Tout cela est bien sûr un cliché et heureusement, peu de boomers sont vraiment comme cela — mais comme tout cliché, il y a une part de vérité derrière.

Les boomers sont-ils forcément des boomers ?

Je pensais que c'était une génération différente qui se comportait autrement. Puis, j'ai rencontré des personnes se comportant comme des boomers en étant pourtant plus jeunes, quarante ans, voire même trente ans.

Être un boomer, c'est quoi ?

Être un boomer, c'est refuser d'évoluer, refuser de voir plus loin, de prendre des risques, c'est vouloir en faire le moins possible tout en prenant le plus possible.

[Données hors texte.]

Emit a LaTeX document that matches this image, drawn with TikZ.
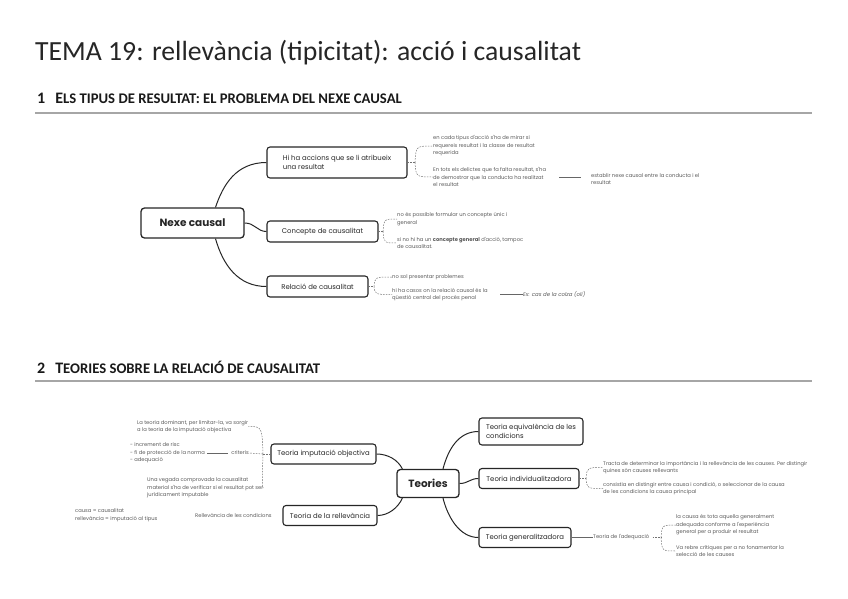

Un fait qui m'a marqué récemment est une réunion entre développeurs de 30 à 40 ans à laquelle j'ai assisté discutant de l'utilité de l'IA pour coder. Aucun ne l'utilisait, tous en étaient très critiques : ce n'est pas bien, la qualité du code produit est nulle, le code n'est pas maintenable et on ne sait plus coder par nous-mêmes. J'ai cru revoir mes profs du collège 20 ans plus tôt qui refusaient que l'on utilise Wikipédia lors de nos exposés parce que ce n'était pas sûr et pas de qualité. Il fallait apprendre à chercher par nous-mêmes dans les encyclopédies.

L'histoire se répète, c'est à la fois fascinant et déprimant.

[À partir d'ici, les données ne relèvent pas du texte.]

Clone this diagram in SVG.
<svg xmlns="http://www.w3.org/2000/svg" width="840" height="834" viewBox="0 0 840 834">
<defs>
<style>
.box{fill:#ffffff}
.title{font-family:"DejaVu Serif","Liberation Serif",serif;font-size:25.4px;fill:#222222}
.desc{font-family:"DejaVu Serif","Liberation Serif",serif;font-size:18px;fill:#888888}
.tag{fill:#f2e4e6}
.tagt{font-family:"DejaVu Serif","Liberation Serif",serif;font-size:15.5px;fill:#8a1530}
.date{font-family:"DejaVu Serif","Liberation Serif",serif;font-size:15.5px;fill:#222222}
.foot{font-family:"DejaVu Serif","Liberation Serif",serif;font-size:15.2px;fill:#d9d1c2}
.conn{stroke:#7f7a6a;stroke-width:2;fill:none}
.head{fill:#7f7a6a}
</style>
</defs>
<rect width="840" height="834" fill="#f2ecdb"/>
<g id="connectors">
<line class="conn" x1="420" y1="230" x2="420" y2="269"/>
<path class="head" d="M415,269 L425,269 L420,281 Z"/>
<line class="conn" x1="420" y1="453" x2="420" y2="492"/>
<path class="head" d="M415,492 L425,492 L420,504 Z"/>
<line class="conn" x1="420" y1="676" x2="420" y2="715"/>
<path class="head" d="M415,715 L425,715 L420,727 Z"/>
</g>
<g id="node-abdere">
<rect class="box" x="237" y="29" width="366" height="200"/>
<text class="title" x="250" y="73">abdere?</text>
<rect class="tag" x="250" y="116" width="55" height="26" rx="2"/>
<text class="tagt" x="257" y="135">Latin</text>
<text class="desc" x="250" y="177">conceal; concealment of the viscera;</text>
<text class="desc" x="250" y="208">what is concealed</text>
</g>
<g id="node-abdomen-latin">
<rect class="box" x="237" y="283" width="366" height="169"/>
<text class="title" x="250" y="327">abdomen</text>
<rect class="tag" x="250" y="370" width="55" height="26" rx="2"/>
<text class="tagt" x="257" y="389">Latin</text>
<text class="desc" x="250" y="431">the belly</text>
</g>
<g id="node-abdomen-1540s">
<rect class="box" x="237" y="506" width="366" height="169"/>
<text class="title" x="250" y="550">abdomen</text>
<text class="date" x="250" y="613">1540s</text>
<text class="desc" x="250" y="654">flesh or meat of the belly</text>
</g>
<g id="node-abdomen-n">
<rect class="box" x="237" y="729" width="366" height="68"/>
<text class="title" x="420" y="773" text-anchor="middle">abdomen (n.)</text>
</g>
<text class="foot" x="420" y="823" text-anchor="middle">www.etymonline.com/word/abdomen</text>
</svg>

Ces développeurs n'avaient pourtant pas 40 ans et se comportaient déjà comme des boomers. Aujourd'hui tout le monde utilise l'IA, c'est de mieux en mieux — pas un trimestre ne passe sans qu'un nouveau modèle plus performant ne détrône le précédent.

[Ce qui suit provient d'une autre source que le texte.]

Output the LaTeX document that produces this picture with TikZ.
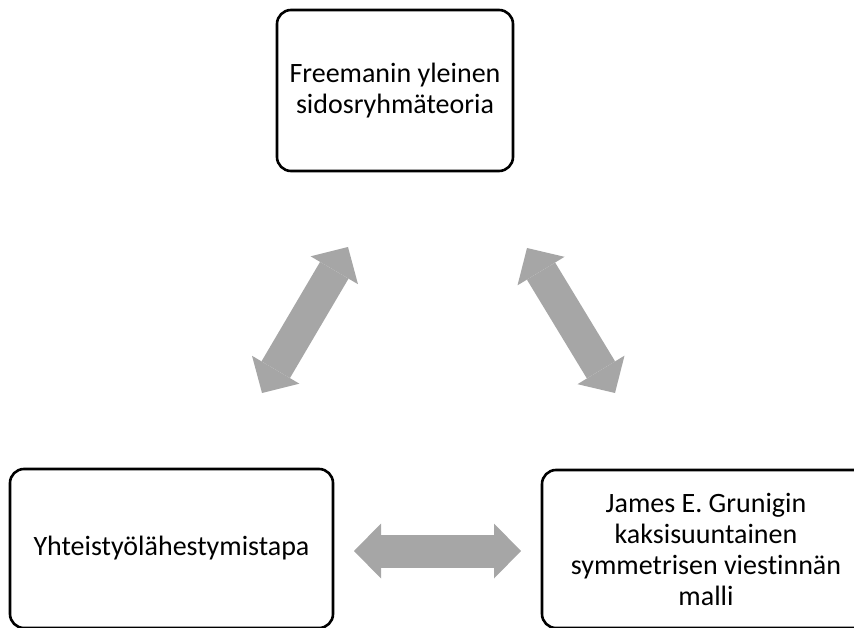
\documentclass[tikz,border=0pt]{standalone}
\usepackage{fontspec}
\setmainfont{Carlito}[Ligatures=NoCommon]
\usetikzlibrary{arrows.meta}
\definecolor{arrowgray}{HTML}{A6A6A6}
\begin{document}
\begin{tikzpicture}[x=1pt,y=-1pt,
  box/.style={draw=black, line width=2.6pt, rounded corners=14pt, fill=white,
    font=\fontsize{28}{31}\selectfont, align=center, text=black, inner sep=0pt},
  tipg/.tip={Triangle[length=27pt,width=55pt,line width=0pt]},
  dbl/.style={draw=arrowgray, line width=33pt, line cap=butt, tipg-tipg}]
\useasboundingbox (0,0) rectangle (854,628);
\clip (0,0) rectangle (854,628);
\node[box, minimum width=236pt, minimum height=161pt] (top) at (395,90.5)
  {Freemanin yleinen\\sidosryhmäteoria};
\node[box, minimum width=323pt, minimum height=159pt] (left) at (171.5,548.5)
  {Yhteistyölähestymistapa};
\node[box, minimum width=328pt, minimum height=158pt] (right) at (706,549)
  {James E. Grunigin\\kaksisuuntainen\\symmetrisen viestinnän\\malli};
\coordinate (a1s) at (262,393);
\coordinate (a1e) at (348,247);
\coordinate (a2s) at (527,248);
\coordinate (a2e) at (615,393);
\coordinate (a3s) at (354,551);
\coordinate (a3e) at (521,551);
\draw[dbl] (a1s) -- (a1e);
\draw[dbl] (a2s) -- (a2e);
\draw[dbl] (a3s) -- (a3e);
\end{tikzpicture}
\end{document}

Cela m'a beaucoup attristé de voir des hommes aussi jeunes refuser de vivre avec leur temps et d'avancer.

Autre manifestation typique de ce boomerisme : l'obsession pour l'immobilier comme unique voie d'investissement. Évoquez simplement un ETF ou l'or, et vous verrez ces mêmes personnes paniquer en invoquant des "risques invraisemblables". Leur peur irrationnelle les empêche de voir qu'il existe un univers entier entre un placement diversifié sur un ETF World et la spéculation débridée sur le dernier shitcoin à la mode.

Un dernier exemple frappant : ces jeunes adultes de moins de 40 ans qui s'accrochent désespérément aux "acquis sociaux" qui sclérosent notre société depuis 50 ans. Voir des trentenaires, en pleine force de l'âge, défendre bec et ongles le chômage, les 35 heures, une retraite précoce ou un système de sécurité sociale à bout de souffle, c'est l'illustration parfaite du boomerisme moderne. Plutôt que d'innover et de construire l'avenir, ils préfèrent s'installer confortablement dans un système parasitaire hérité du passé.

Conclusion

L'exemple de mon beau-frère en début d'article n'était qu'une anecdote pour nous mettre dans le contexte — tout le monde aurait pu se faire avoir.

Le boomerisme ne va pas disparaître avec la génération boomer. C'est une philosophie néfaste qui n'a rien à voir avec une génération. Elle existait sûrement avant le baby boom mais l'effervescence économique exceptionnelle d'après-guerre a permis à une quantité importante de personnes de se comporter comme un parasite. Cette création de richesse qui n'a existé nulle part ailleurs dans l'histoire de l'humanité a révolutionné notre société. Avant les Trente Glorieuses, il n'était pas possible d'être un parasite ou ne serait-ce que de faire le minimum — on mourait de faim.

Si la philosophie boomer ne disparaît pas avec la génération boomer, il va falloir mener un combat permanent contre cette mentalité. Face à cette réalité, nous devons cultiver des valeurs opposées : la capacité d'évoluer, l'humilité de nous remettre en question, la curiosité d'apprendre en permanence, l'optimisme face aux défis, l'honneur dans nos actions et le sens des responsabilités. Ces qualités sont les fondements d'une société qui progresse et fait prospérer l'humanité.

La philosophie boomer risque de perdurer mais je pense qu'elle a toujours été présente parmi nous. Cette médiocrité fait partie de la nature humaine et nous accompagnera toujours. C'est à nous de lutter en permanence contre cette tendance et de rester vigilants pour qu'elle ne gangrène pas notre société.